What you should do: Retype nothing but the lines from the start of the material up to and including the line with "const lineXY = [11, 111];". Pictures don't belong in the copy.

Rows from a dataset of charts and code

---

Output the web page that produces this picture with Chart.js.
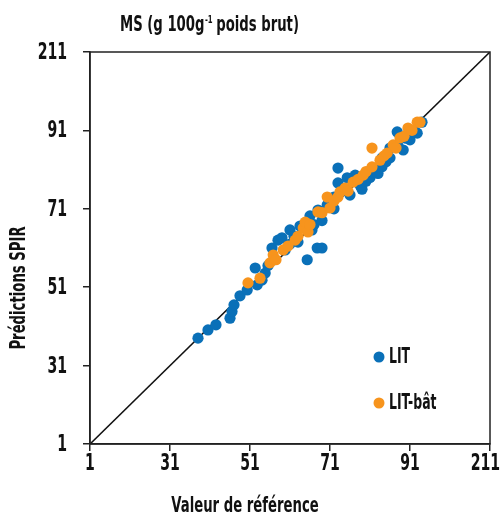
<!DOCTYPE html>
<html>
<head>
<meta charset="utf-8">
<script src="https://cdn.jsdelivr.net/npm/chart.js@4/dist/chart.umd.min.js"></script>
<style>
html,body{margin:0;padding:0;background:#fff;}
#wrap{width:501px;height:521px;}
</style>
</head>
<body>
<div id="wrap"><canvas id="c" width="501" height="521"></canvas></div>
<script>
const tickValues = [11, 31, 51, 71, 91, 111];
const tickLabels = ['1', '31', '51', '71', '91', '211'];
const seriesNames = ['LIT', 'LIT-bât'];
const lineXY = [11, 111];

const litX = [38,40.5,42.5,46,46.5,47,48.5,50.3,52.8,54,52.3,54.8,55.5,57,56.5,58,59,59.8,61,61,62,63.5,63,65.3,67.8,69,66,68,70.3,66.5,67,69,71,72,73,73,72,75.3,74.8,76,77.3,78.5,79,80,81,82,84,84,83,85,86,87.8,89.3,88,91,92.8,94,90,92,86];
const litY = [38,40.1,41.4,43.1,44.8,46.5,48.8,50.3,51.6,52.8,55.9,54.6,56.5,58,61,63,63.6,60.5,62,65.6,64,66.6,62.5,58,61,61,69.2,70.7,72,65.6,67,68,73.2,71,77.6,81.4,74,78.9,75.8,74.5,79.6,77,76,78,79,81,81.7,84,80,83,84,90.6,86,87,88.6,90.3,93.1,89,91,86.5];

const batX = [50.5,53.5,56,56.8,57.5,59.3,60.5,62.3,63,64.3,65.5,64.8,66,68,69,70.3,71,72,73,73.5,74.8,75.5,76.8,78,79.3,80,81.5,81.5,83.5,84.5,85.3,86.8,87.5,88.5,89.5,90.5,92.8,93.5,91.5];
const batY = [52.1,53.3,57.2,59.2,58,60.5,61.5,63,64,66.1,65.1,67.6,67,70.2,70,74,71.2,73,74,75.3,76.3,75.5,77.8,78.5,79.6,80.5,81.7,86.5,83.4,84.5,85.2,87.3,86.5,89.1,89.5,91.6,93.1,93.1,91];

const BLUE = '#0a70b8';
const ORANGE = '#f7941d';
const FONT = "'DejaVu Sans', sans-serif";
const WEIGHT = 'bold condensed';

function pts(xs, ys){ return xs.map((x,i)=>({x:x, y:ys[i]})); }

// draw text squeezed horizontally; alignment handled manually
function squeezeText(ctx, text, x, y, sx, align, maxRight){
  const w = ctx.measureText(text).width * sx;
  let x0 = x;
  if (align === 'center') x0 = x - w / 2;
  else if (align === 'right') x0 = x - w;
  if (maxRight !== undefined && x0 + w > maxRight) x0 = maxRight - w;
  ctx.save();
  ctx.textAlign = 'left';
  ctx.translate(x0, y);
  ctx.scale(sx, 1);
  ctx.fillText(text, 0, 0);
  ctx.restore();
  return w;
}

const decor = {
  id: 'decor',
  afterDraw(chart){
    const ctx = chart.ctx, a = chart.chartArea;
    const xs = chart.scales.x, ys = chart.scales.y;
    ctx.save();
    ctx.strokeStyle = '#222';
    ctx.lineWidth = 1.5;
    ctx.strokeRect(a.left, a.top, a.right - a.left, a.bottom - a.top);
    ctx.fillStyle = '#111';
    ctx.textBaseline = 'middle';
    // tick labels, positioned by the library's scales
    ctx.font = WEIGHT + ' 23px ' + FONT;
    xs.ticks.forEach((t) => {
      const lbl = tickLabels[tickValues.indexOf(t.value)];
      squeezeText(ctx, lbl, xs.getPixelForValue(t.value), a.bottom + 20, 0.68, 'center', chart.width - 1);
    });
    ys.ticks.forEach((t) => {
      const lbl = tickLabels[tickValues.indexOf(t.value)];
      squeezeText(ctx, lbl, a.left - 23, ys.getPixelForValue(t.value) + 1, 0.68, 'right');
    });
    const SX = 0.7;
    // title with superscript
    ctx.textBaseline = 'alphabetic';
    let x = a.left + 30, y = 31;
    ctx.font = WEIGHT + ' 21px ' + FONT;
    x += squeezeText(ctx, 'MS (g 100g', x, y, SX, 'left');
    ctx.font = WEIGHT + ' 11px ' + FONT;
    x += squeezeText(ctx, '-1', x + 0.5, y - 8, SX, 'left') + 4;
    ctx.font = WEIGHT + ' 21px ' + FONT;
    squeezeText(ctx, 'poids brut)', x, y, SX, 'left');
    // x axis title
    ctx.textBaseline = 'middle';
    ctx.font = WEIGHT + ' 21px ' + FONT;
    squeezeText(ctx, 'Valeur de référence', a.left + 155, 507, SX, 'center');
    // y axis title
    ctx.save();
    ctx.translate(20, a.top + 236);
    ctx.rotate(-Math.PI/2);
    squeezeText(ctx, 'Prédictions SPIR', 0, 0, SX, 'center');
    ctx.restore();
    // legend
    const ds = chart.data.datasets.filter(d => d.type !== 'line');
    ds.forEach((d, i) => {
      const ly = a.top + 305 + i * 46;
      const lx = a.left + 289;
      ctx.beginPath();
      ctx.arc(lx, ly, 5.5, 0, Math.PI*2);
      ctx.fillStyle = d.backgroundColor;
      ctx.fill();
      ctx.fillStyle = '#111';
      ctx.font = WEIGHT + ' 21px ' + FONT;
      squeezeText(ctx, d.label, lx + 10, ly + 1, 0.66, 'left');
    });
    ctx.restore();
  }
};

new Chart(document.getElementById('c'), {
  type: 'scatter',
  data: {
    datasets: [
      {type:'line', label:'1:1', data: pts(lineXY, lineXY), borderColor:'#111', borderWidth:1.6, pointRadius:0, fill:false, order:3},
      {label: seriesNames[0], data: pts(litX, litY), backgroundColor: BLUE, borderColor: BLUE, pointRadius: 5.6, pointHoverRadius: 5.6, borderWidth:0, order:2},
      {label: seriesNames[1], data: pts(batX, batY), backgroundColor: ORANGE, borderColor: ORANGE, pointRadius: 5.6, pointHoverRadius: 5.6, borderWidth:0, order:1}
    ]
  },
  options: {
    responsive: false,
    animation: false,
    devicePixelRatio: 1,
    layout: {padding: {left: 0, right: 11, top: 52, bottom: 0}},
    plugins: {legend: {display:false}, tooltip: {enabled:false}, title: {display:false}},
    scales: {
      x: {
        type: 'linear', min: 11, max: 111,
        afterBuildTicks: s => { s.ticks = tickValues.map(v => ({value: v})); },
        afterFit: s => { s.height = 77; s.paddingLeft = 0; s.paddingRight = 0; },
        ticks: {display: false, callback: v => tickLabels[tickValues.indexOf(v)]},
        grid: {drawOnChartArea: false, drawTicks: true, tickLength: 7, color: '#222', lineWidth: 1.5},
        border: {display: true, color: '#222', width: 1.5}
      },
      y: {
        type: 'linear', min: 11, max: 111,
        afterBuildTicks: s => { s.ticks = tickValues.map(v => ({value: v})); },
        afterFit: s => { s.width = 90; s.paddingTop = 0; s.paddingBottom = 0; },
        ticks: {display: false, callback: v => tickLabels[tickValues.indexOf(v)]},
        grid: {drawOnChartArea: false, drawTicks: true, tickLength: 7, color: '#222', lineWidth: 1.5},
        border: {display: true, color: '#222', width: 1.5}
      }
    }
  },
  plugins: [decor]
});
</script>
</body>
</html>
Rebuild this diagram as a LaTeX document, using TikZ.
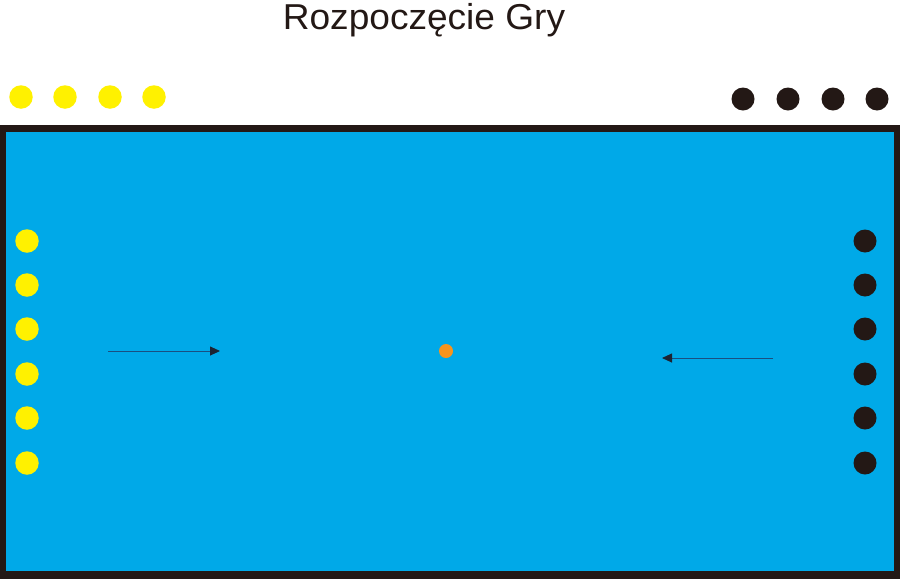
\documentclass[tikz,border=0pt]{standalone}
\usepackage{fontspec}
\setmainfont{Liberation Sans}
\usetikzlibrary{arrows.meta}
\definecolor{pool}{HTML}{00A9E8}
\definecolor{frame}{HTML}{231815}
\definecolor{ylw}{HTML}{FFF100}
\definecolor{ball}{HTML}{F7941D}
\definecolor{arrowline}{HTML}{1A4F80}
\definecolor{tip}{HTML}{1C2433}
\tikzset{
  ydot/.style={circle,fill=ylw,inner sep=0pt,minimum size=23.5pt},
  bdot/.style={circle,fill=frame,inner sep=0pt,minimum size=23pt},
  swim/.style={draw=arrowline,line width=0.9pt,-{Triangle[length=10pt,width=9pt,fill=tip,color=tip]}},
}
\begin{document}
\begin{tikzpicture}[x=1pt,y=-1pt]
\useasboundingbox (0,0) rectangle (900,579);
\fill[white] (0,0) rectangle (900,579);
% pool
\fill[frame] (0,125) rectangle (900,579);
\fill[pool] (6,132) rectangle (894,571);
% title
\node[font=\fontsize{36}{40}\selectfont,text=frame,xscale=1.03,inner sep=0pt,anchor=base] (title) at (424,29.5) {Rozpoczęcie Gry};
% top reserve players
\foreach \x [count=\i] in {21,65,110,154} \node[ydot] (ty\i) at (\x,97) {};
\foreach \x [count=\i] in {743,788,833,877} \node[bdot] (tb\i) at (\x,99) {};
% players in water
\foreach \y [count=\i] in {241,285,329,374,418,463} {
  \node[ydot] (y\i) at (27,\y) {};
  \node[bdot] (b\i) at (865,\y) {};
}
% ball
\node[circle,fill=ball,inner sep=0pt,minimum size=14pt] (ball) at (446,351) {};
% swim arrows
\coordinate (la) at (108,351);
\coordinate (lb) at (220,351);
\coordinate (ra) at (773,358);
\coordinate (rb) at (662,358);
\draw[swim] (la) -- (lb);
\draw[swim] (ra) -- (rb);
\end{tikzpicture}
\end{document}
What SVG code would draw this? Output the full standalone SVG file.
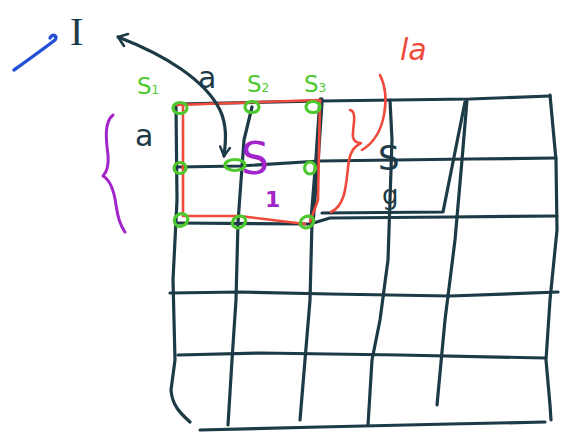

---

Solution for this problem:
Output the web page that produces this picture with Chart.js.
<!DOCTYPE html>
<html>
<head>
<meta charset="utf-8">
<script src="https://cdn.jsdelivr.net/npm/chart.js@4/dist/chart.umd.min.js"></script>
<style>
html,body{margin:0;padding:0;background:#fff;}
#wrap{width:501px;height:521px;}
</style>
</head>
<body>
<div id="wrap"><canvas id="c" width="501" height="521"></canvas></div>
<script>
const tickValues = [11, 31, 51, 71, 91, 111];
const tickLabels = ['1', '31', '51', '71', '91', '211'];
const seriesNames = ['LIT', 'LIT-bât'];
const lineXY = [11, 111];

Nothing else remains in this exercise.